Other families attempt an exit north via Kurdish territory in Al-Hasakah and Raqqa provinces, from which they hope to enter opposition-held northern Aleppo province just south of the Turkish border.

Among those aiming to reach northern Aleppo were Abu Mu’ayyad and his family. But today they remain trapped in the Sidd camp, where he says SDF authorities—wary of IS infiltration—are not permitting him to leave, despite signing his name on a list of those hoping to exit.

The Sidd camp in August. Photo courtesy of Al-Hasakah Diary.

Still, Abu Mu’ayyad is lucky. Even those who arrive at the camp in poor medical condition have limited hope of being granted permission to exit for treatment in local hospitals, Mohammad al-Khalif, member of the Syrian Network for Human Rights said.

“Some of the deaths that we have recorded are of civilians who fled IS control, and were already sick when they arrived at the [Sidd] camp,” he told Syria Direct. “Their case worsened because of the bad health situation there, and they died as a result of not being provided the necessary treatment.”

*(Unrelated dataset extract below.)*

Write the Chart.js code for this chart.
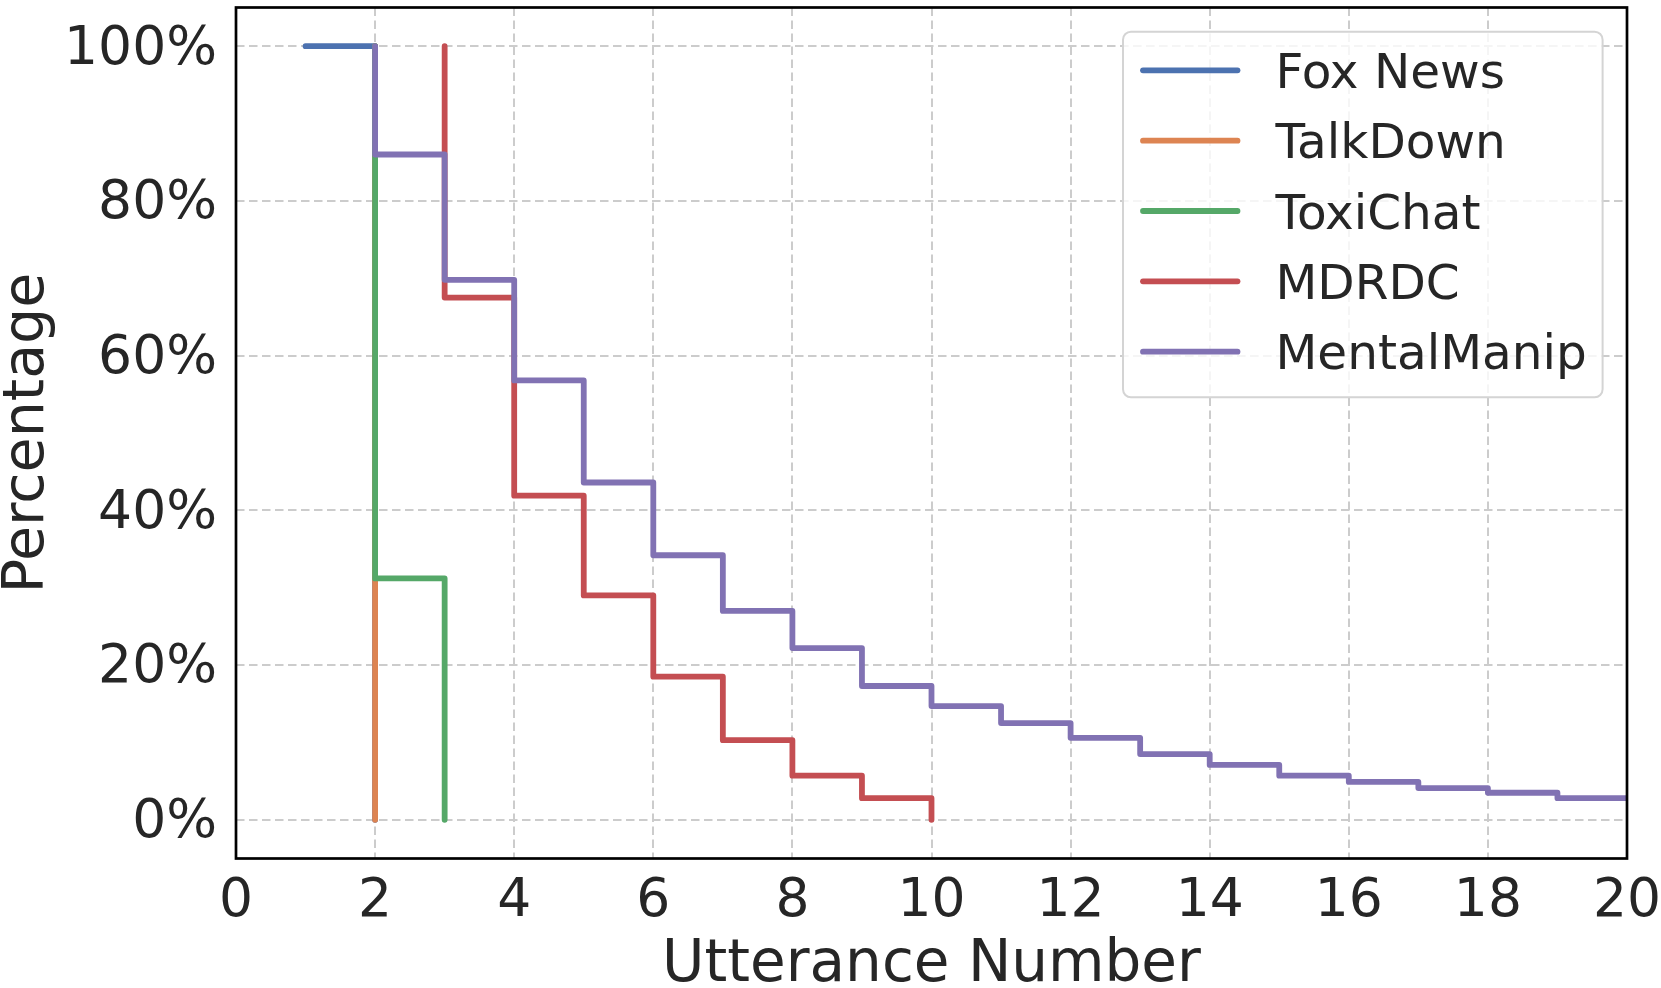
<!DOCTYPE html>
<html>
<head>
<meta charset="utf-8">
<script src="https://cdn.jsdelivr.net/npm/chart.js@4"></script>
<style>
  html, body { margin: 0; padding: 0; background: #ffffff; }
  #c { display: block; }
</style>
</head>
<body>
<canvas id="c" width="1661" height="988"></canvas>
<script>
// ---- data (step vertices, matplotlib step "pre" style) ----
const seriesNames = ['Fox News', 'TalkDown', 'ToxiChat', 'MDRDC', 'MentalManip'];

const foxX = [1, 2, 2];
const foxY = [100, 100, 0];

const talkX = [2, 2];
const talkY = [100, 0];

const toxiX = [2, 3, 3];
const toxiY = [100, 31.2, 0];

const mdrdcX = [3, 4, 5, 6, 7, 8, 9, 10, 10];
const mdrdcY = [100, 67.5, 41.9, 29.0, 18.5, 10.3, 5.7, 2.8, 0];

const mentalX = [2, 3, 4, 5, 6, 7, 8, 9, 10, 11, 12, 13, 14, 15, 16, 17, 18, 19, 20];
const mentalY = [100, 86.0, 69.8, 56.8, 43.6, 34.2, 27.0, 22.2, 17.3, 14.7, 12.5, 10.6, 8.5, 7.1, 5.7, 4.9, 4.1, 3.5, 2.8];

const xTicks = [0, 2, 4, 6, 8, 10, 12, 14, 16, 18, 20];
const yTicks = [0, 20, 40, 60, 80, 100];

const colors = ['#4C72B0', '#DD8452', '#55A868', '#C44E52', '#8172B3'];

// build step path (vertical first at previous x, then horizontal)
function stepPre(xs, ys) {
  const pts = [{x: xs[0], y: ys[0]}];
  for (let i = 1; i < xs.length; i++) {
    pts.push({x: xs[i - 1], y: ys[i]});
    pts.push({x: xs[i], y: ys[i]});
  }
  return pts;
}

const allX = [foxX, talkX, toxiX, mdrdcX, mentalX];
const allY = [foxY, talkY, toxiY, mdrdcY, mentalY];

const datasets = seriesNames.map((name, i) => ({
  label: name,
  data: stepPre(allX[i], allY[i]),
  borderColor: colors[i],
  backgroundColor: colors[i],
  borderWidth: 5.8,
  pointRadius: 0,
  pointHoverRadius: 0,
  fill: false,
  tension: 0,
  borderCapStyle: 'round',
  borderJoinStyle: 'round',
  order: seriesNames.length - i
}));

const FONT = "'DejaVu Sans', 'Liberation Sans', sans-serif";
const TEXT = '#262626';

const framePlugin = {
  id: 'frame',
  afterDatasetsDraw(chart) {
    const {ctx, chartArea: a} = chart;
    ctx.save();
    ctx.strokeStyle = '#000000';
    ctx.lineWidth = 2.7;
    ctx.strokeRect(a.left, a.top, a.right - a.left, a.bottom - a.top);
    ctx.restore();
  }
};

const legendPlugin = {
  id: 'boxLegend',
  afterDraw(chart) {
    const {ctx, chartArea: a} = chart;
    const bx = a.right - 504, by = a.top + 24.2, bw = 479.6, bh = 365.6, r = 8;
    ctx.save();
    ctx.beginPath();
    ctx.moveTo(bx + r, by);
    ctx.lineTo(bx + bw - r, by);
    ctx.arcTo(bx + bw, by, bx + bw, by + r, r);
    ctx.lineTo(bx + bw, by + bh - r);
    ctx.arcTo(bx + bw, by + bh, bx + bw - r, by + bh, r);
    ctx.lineTo(bx + r, by + bh);
    ctx.arcTo(bx, by + bh, bx, by + bh - r, r);
    ctx.lineTo(bx, by + r);
    ctx.arcTo(bx, by, bx + r, by, r);
    ctx.closePath();
    ctx.fillStyle = 'rgba(255,255,255,0.8)';
    ctx.fill();
    ctx.strokeStyle = '#d4d4d4';
    ctx.lineWidth = 2;
    ctx.stroke();

    ctx.font = '48.5px ' + FONT;
    ctx.textBaseline = 'alphabetic';
    ctx.textAlign = 'left';
    chart.data.datasets.forEach((ds, i) => {
      const cy = by + 38.6 + i * 70.35;
      ctx.beginPath();
      ctx.strokeStyle = ds.borderColor;
      ctx.lineWidth = 5.8;
      ctx.lineCap = 'round';
      ctx.moveTo(bx + 20, cy);
      ctx.lineTo(bx + 114.5, cy);
      ctx.stroke();
      ctx.fillStyle = TEXT;
      ctx.fillText(ds.label, bx + 152.5, cy + 17.6);
    });
    ctx.restore();
  }
};

new Chart(document.getElementById('c'), {
  type: 'line',
  data: { datasets },
  options: {
    responsive: false,
    devicePixelRatio: 1,
    animation: false,
    layout: { padding: { left: 0, top: 7.5, right: 34, bottom: 0 } },
    plugins: {
      legend: { display: false },
      tooltip: { enabled: false },
      title: { display: false }
    },
    scales: {
      x: {
        type: 'linear',
        min: 0,
        max: 20,
        afterBuildTicks(scale) { scale.ticks = xTicks.map(v => ({value: v})); },
        afterFit(scale) {
          scale.height = 129.5;
          scale.paddingLeft = 0; scale.paddingRight = 0;
        },
        border: { display: false, dash: [8.5, 4.5] },
        grid: {
          color: '#cccccc',
          lineWidth: 2,
          drawTicks: false
        },
        ticks: {
          color: TEXT,
          padding: 11.5,
          maxRotation: 0,
          autoSkip: false,
          font: { family: FONT, size: 53.5, lineHeight: 1.2 },
          callback: (v) => String(v)
        },
        title: {
          display: true,
          text: 'Utterance Number',
          color: TEXT,
          padding: 0,
          font: { family: FONT, size: 58, lineHeight: 0.77 }
        }
      },
      y: {
        type: 'linear',
        min: -5,
        max: 105,
        afterBuildTicks(scale) { scale.ticks = yTicks.map(v => ({value: v})); },
        afterFit(scale) {
          scale.width = 236;
          scale.paddingTop = 0; scale.paddingBottom = 0;
        },
        border: { display: false, dash: [8.5, 4.5] },
        grid: {
          color: '#cccccc',
          lineWidth: 2,
          drawTicks: false
        },
        ticks: {
          color: TEXT,
          padding: 19,
          labelOffset: 3.5,
          autoSkip: false,
          font: { family: FONT, size: 53.5, lineHeight: 1.2 },
          callback: (v) => v + '%'
        },
        title: {
          display: true,
          text: 'Percentage',
          color: TEXT,
          padding: 0,
          font: { family: FONT, size: 57, lineHeight: 1.0 }
        }
      }
    }
  },
  plugins: [framePlugin, legendPlugin]
});
</script>
</body>
</html>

“Contributing to this,” al-Khalif added, “are camp authorities forbidding patients to leave. Sometimes they do allow people in critical condition out, but by then it is already too late and the patient dies in the hospital.”

When Mohammad Issawi, a father of five from the Deir e-Zor town of Mayadeen, arrived in Sidd last month, his cousin—a woman in her 50’s—was already suffering the effects of kidney failure.

In formerly IS-held Mayadeen, despite a marked lack of medical supplies there, she was able to receive the necessary kidney dialysis treatment in order to stay alive. But upon arrival in Sidd, treatment was unavailable. The sole camp clinic, described by one source to Syria Direct as simply a “tent,” only provided the most basic health services.

“Even the very simplest needs such as tents, blankets and bathrooms are not available for everyone here,” Issawi told Syria Direct from the camp. “The camp administration isn’t listening to our requests—there are people sleeping outside, exposed to the elements, like prisoners.”

Without basic medicine, Issawi’s cousin rapidly deteriorated over the course of just several weeks. The family requested permission for her to leave the Sidd camp, Issawi said, so she could receive kidney dialysis at a nearby hospital.

But she was denied, for unknown reasons. Before long, she experienced total kidney failure, Issawi said.

“My cousin died and was buried in this camp.”